Compute the number of lines that include the string "this", then output that number and nothing else.

▶ RECORDS SUPPLIED
┌────────
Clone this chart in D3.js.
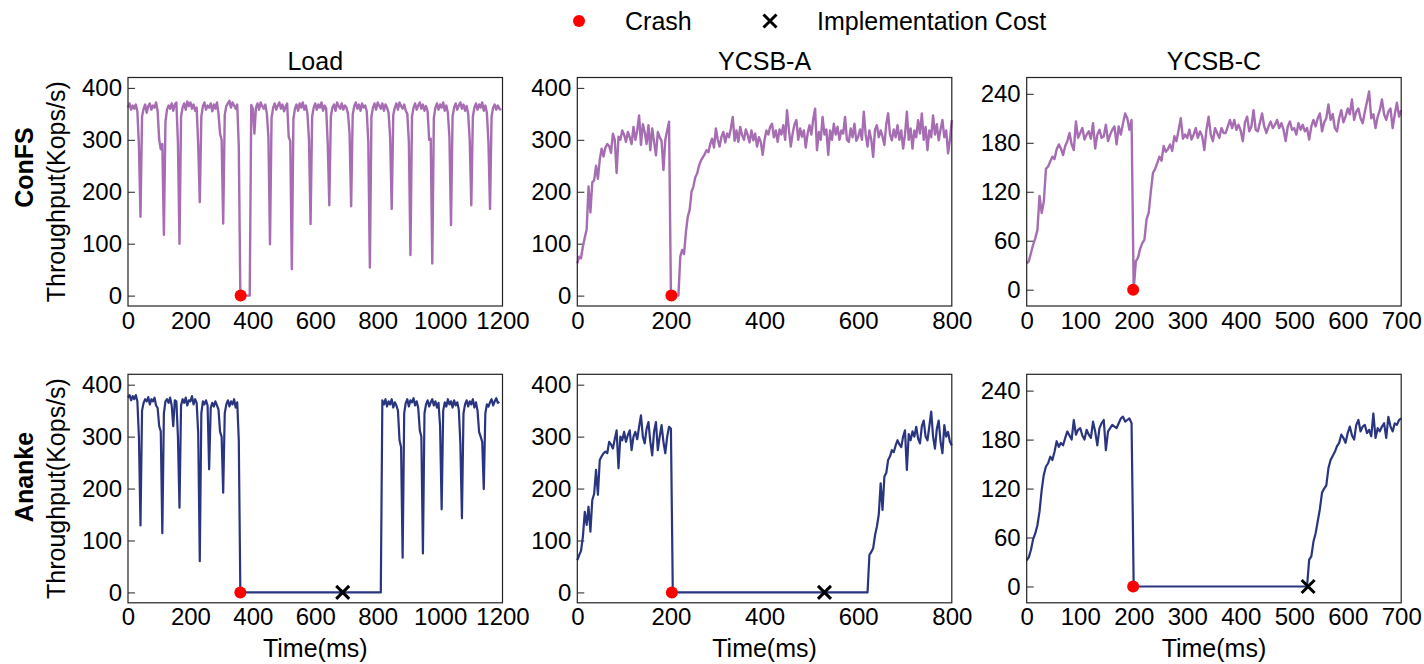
└────────
┌────────
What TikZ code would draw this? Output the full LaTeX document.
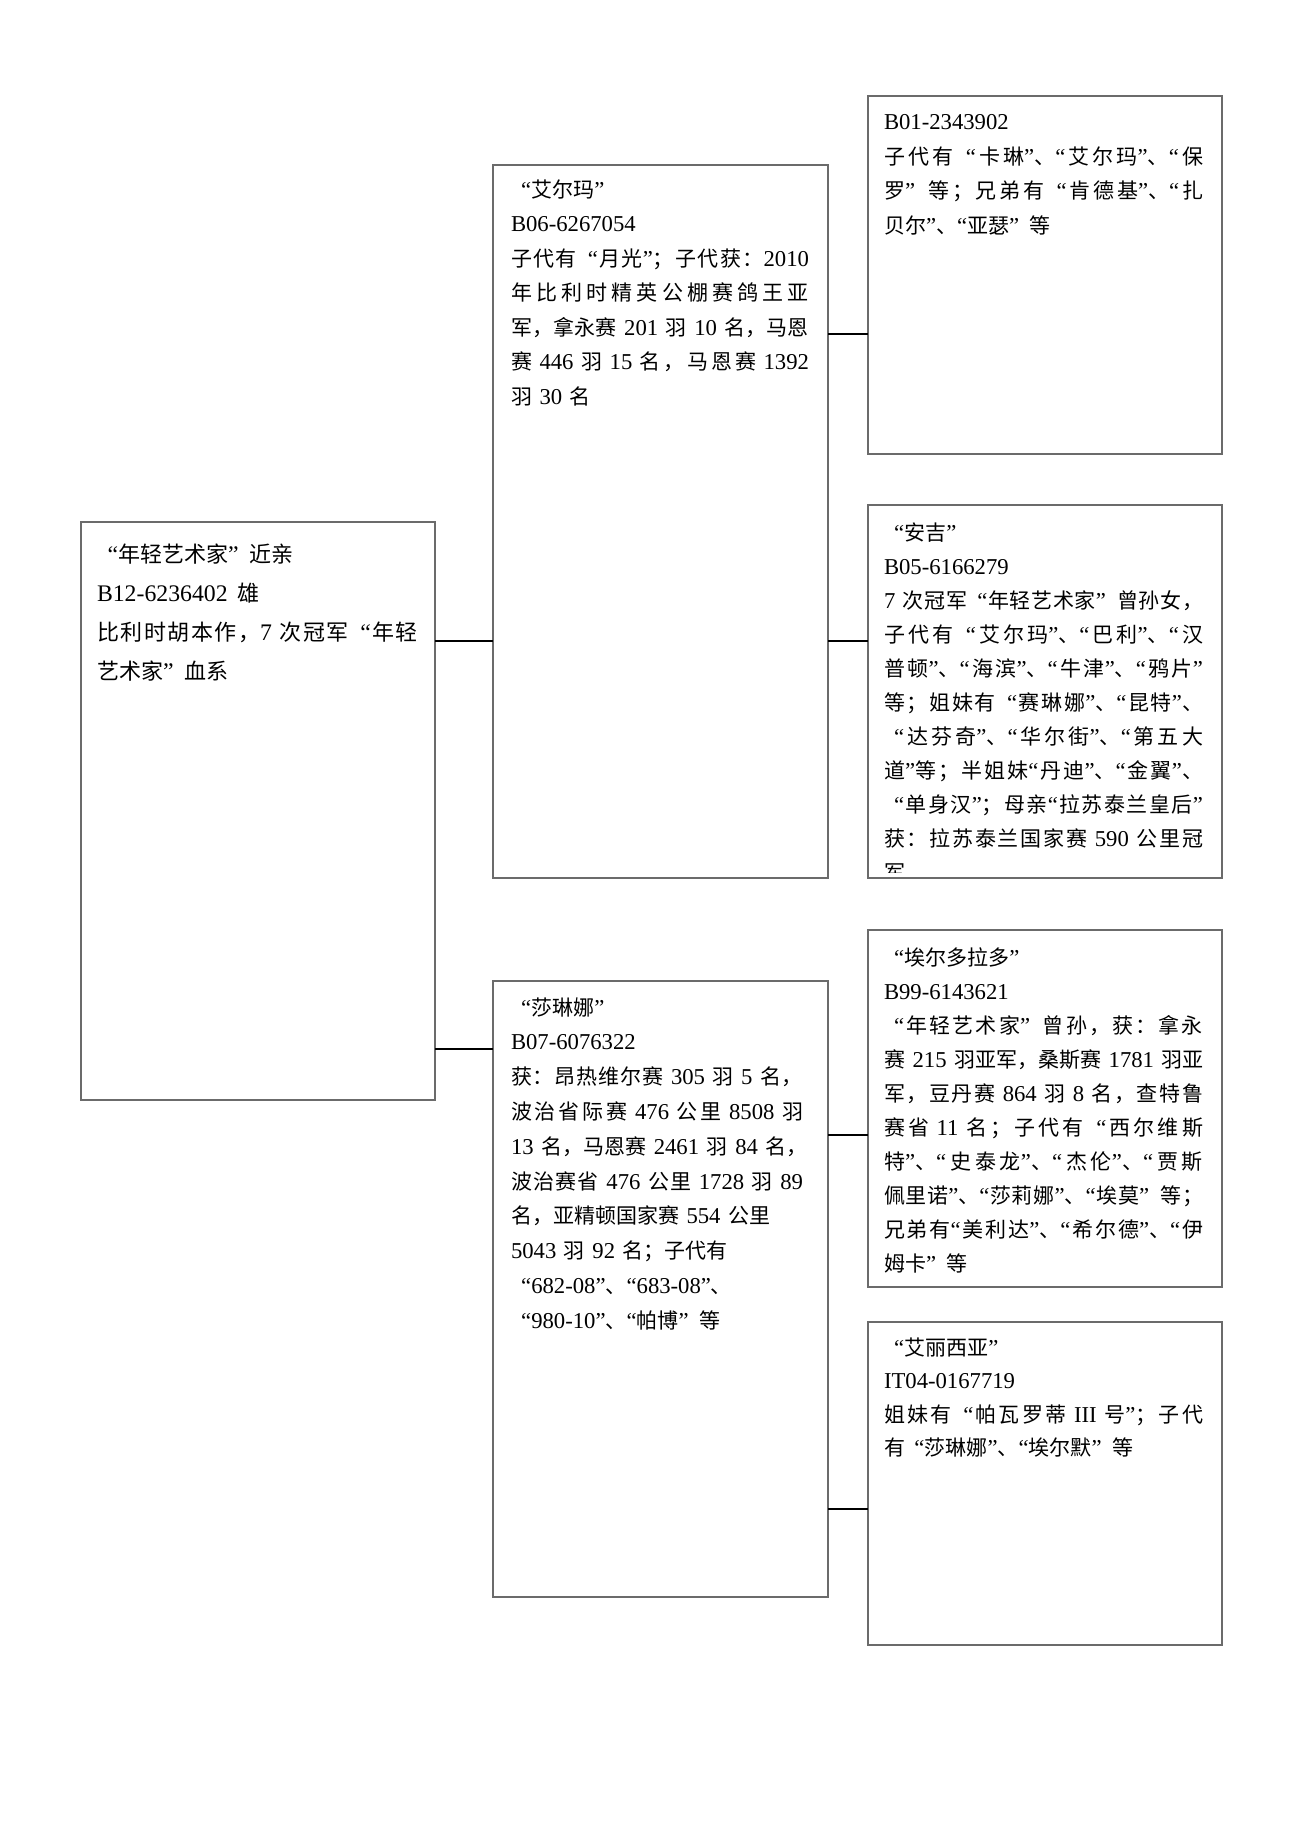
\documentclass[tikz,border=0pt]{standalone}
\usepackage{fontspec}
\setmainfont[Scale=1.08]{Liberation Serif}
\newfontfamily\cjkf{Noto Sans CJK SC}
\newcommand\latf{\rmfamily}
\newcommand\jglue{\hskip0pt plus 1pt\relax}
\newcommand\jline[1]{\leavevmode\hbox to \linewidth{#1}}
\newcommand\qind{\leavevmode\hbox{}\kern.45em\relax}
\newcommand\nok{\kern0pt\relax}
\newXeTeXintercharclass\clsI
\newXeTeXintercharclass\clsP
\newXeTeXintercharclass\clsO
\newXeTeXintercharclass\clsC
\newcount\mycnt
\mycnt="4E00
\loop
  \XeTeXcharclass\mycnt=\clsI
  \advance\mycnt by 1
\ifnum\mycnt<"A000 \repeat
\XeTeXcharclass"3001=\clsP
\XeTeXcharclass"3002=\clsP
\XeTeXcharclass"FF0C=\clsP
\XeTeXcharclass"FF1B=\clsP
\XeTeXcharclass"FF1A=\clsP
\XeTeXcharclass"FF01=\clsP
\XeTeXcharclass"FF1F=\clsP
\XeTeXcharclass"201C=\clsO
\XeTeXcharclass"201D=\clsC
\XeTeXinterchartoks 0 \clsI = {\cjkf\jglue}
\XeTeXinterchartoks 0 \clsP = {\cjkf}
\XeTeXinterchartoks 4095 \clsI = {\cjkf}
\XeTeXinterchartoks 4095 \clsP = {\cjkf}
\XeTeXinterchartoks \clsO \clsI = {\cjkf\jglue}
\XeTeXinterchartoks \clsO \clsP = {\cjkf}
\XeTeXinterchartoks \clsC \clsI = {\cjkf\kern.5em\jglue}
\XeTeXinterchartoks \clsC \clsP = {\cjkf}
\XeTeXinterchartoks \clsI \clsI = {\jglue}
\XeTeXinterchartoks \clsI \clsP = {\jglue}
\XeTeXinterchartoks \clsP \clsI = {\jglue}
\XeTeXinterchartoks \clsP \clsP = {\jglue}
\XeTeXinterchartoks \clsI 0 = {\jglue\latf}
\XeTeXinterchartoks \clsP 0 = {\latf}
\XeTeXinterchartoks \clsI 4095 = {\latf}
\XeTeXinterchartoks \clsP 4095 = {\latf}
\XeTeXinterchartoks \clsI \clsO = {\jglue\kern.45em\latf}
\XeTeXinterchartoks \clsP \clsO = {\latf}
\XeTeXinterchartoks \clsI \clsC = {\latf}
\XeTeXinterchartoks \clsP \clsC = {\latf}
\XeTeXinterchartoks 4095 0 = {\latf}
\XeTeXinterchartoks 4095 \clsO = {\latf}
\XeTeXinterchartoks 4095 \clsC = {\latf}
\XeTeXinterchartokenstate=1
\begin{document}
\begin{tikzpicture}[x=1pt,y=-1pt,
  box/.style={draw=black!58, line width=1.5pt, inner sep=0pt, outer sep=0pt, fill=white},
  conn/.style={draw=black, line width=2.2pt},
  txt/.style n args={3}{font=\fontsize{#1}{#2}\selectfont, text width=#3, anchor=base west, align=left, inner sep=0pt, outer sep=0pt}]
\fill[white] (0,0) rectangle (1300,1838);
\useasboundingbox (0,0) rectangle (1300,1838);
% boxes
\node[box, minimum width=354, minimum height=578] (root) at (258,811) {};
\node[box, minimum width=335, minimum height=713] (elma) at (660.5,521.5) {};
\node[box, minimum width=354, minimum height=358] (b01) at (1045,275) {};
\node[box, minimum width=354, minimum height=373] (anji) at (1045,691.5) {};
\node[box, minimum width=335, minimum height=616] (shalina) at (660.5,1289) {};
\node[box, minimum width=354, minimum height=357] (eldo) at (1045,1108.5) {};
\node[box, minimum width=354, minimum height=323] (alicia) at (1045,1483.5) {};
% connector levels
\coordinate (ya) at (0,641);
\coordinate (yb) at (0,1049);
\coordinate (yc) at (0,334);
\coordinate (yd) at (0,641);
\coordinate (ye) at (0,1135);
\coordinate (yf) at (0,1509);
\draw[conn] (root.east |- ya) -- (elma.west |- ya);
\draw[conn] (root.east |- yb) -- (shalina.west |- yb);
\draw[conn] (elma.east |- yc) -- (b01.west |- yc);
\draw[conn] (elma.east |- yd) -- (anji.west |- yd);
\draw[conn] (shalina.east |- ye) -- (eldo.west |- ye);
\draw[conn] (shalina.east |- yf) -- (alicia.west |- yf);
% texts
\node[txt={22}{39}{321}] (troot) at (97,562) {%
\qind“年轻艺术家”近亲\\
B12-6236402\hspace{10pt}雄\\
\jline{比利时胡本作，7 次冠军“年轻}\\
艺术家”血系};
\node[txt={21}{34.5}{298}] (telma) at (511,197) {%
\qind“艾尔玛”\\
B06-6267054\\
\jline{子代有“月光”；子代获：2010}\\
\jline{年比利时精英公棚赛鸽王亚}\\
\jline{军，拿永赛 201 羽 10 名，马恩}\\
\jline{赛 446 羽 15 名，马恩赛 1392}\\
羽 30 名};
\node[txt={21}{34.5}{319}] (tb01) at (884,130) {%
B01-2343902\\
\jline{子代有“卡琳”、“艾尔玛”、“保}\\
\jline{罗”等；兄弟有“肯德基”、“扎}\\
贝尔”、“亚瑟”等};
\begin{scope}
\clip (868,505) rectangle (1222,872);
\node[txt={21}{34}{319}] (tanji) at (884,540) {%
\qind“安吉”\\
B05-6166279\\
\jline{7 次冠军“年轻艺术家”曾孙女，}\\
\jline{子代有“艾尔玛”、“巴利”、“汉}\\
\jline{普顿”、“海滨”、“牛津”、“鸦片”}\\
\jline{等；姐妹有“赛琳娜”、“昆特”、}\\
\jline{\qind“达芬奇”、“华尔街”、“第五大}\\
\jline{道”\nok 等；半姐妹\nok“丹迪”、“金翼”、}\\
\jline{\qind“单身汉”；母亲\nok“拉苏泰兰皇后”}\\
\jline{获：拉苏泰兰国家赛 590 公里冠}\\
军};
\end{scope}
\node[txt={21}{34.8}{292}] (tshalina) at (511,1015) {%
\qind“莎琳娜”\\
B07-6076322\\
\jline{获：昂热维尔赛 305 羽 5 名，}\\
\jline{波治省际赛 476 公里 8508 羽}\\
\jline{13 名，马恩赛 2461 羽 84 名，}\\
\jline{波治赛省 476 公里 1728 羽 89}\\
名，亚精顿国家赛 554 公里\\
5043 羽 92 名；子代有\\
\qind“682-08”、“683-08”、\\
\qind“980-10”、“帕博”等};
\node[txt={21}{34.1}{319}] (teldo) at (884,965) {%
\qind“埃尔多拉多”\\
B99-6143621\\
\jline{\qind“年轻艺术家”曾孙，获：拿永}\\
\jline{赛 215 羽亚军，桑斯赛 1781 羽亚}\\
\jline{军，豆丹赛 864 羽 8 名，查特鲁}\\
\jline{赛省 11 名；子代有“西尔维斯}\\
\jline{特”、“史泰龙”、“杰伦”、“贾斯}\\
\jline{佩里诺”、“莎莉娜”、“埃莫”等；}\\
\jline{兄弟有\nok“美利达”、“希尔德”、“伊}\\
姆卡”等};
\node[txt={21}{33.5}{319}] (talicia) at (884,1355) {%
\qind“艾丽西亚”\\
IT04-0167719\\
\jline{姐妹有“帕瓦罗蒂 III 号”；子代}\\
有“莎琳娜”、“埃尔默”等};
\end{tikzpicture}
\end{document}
└────────
▶ THE RESULT
2